Notice that when the result is being stored in an integer (the top row of images) the digits after the decimal point are just removed as opposed to the number being rounded up as you might expect.

Image of the warning that's shown in Dev-C++ when a float will be truncated. Because this could be such a serious problem with accuracy most C++ compilers will warn you if this truncation may take place. To the right is the warning that Dev-C++ provides during compilation of my example program above.

The compiler marks this line to indicate where the error is:

iInteger = iInteger + fFloat;

Using casting to over-ride truncation/conversion warnings

If you are sure that you don't care what is after the decimal point then you can explicitly tell the compiler that you want it to treat the float as an integer. This is called casting (i.e. casting the float as an integer).

It's really easy to do - wrap the variable in brackets and put the name of the data-type to cast the variable as just in front of the brackets.

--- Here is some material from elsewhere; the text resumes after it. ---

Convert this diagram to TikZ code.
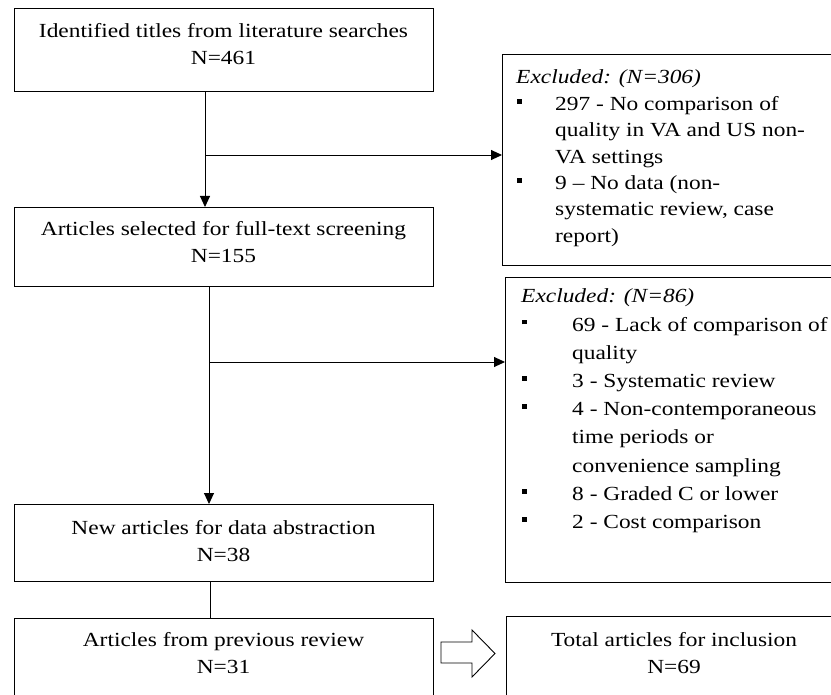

So, to over-ride the warning for the line above I need to cast fFloat as an integer.

Before casting fFloat:

// Add fFloat to what's already in iInteger
iInteger = iInteger + fFloat;

After casting fFloat as an integer:

// Add fFloat to what's already in iInteger
iInteger = iInteger + int(fFloat);

Note: The floating point number will still be truncated. You just won't be warned about it in the compiler.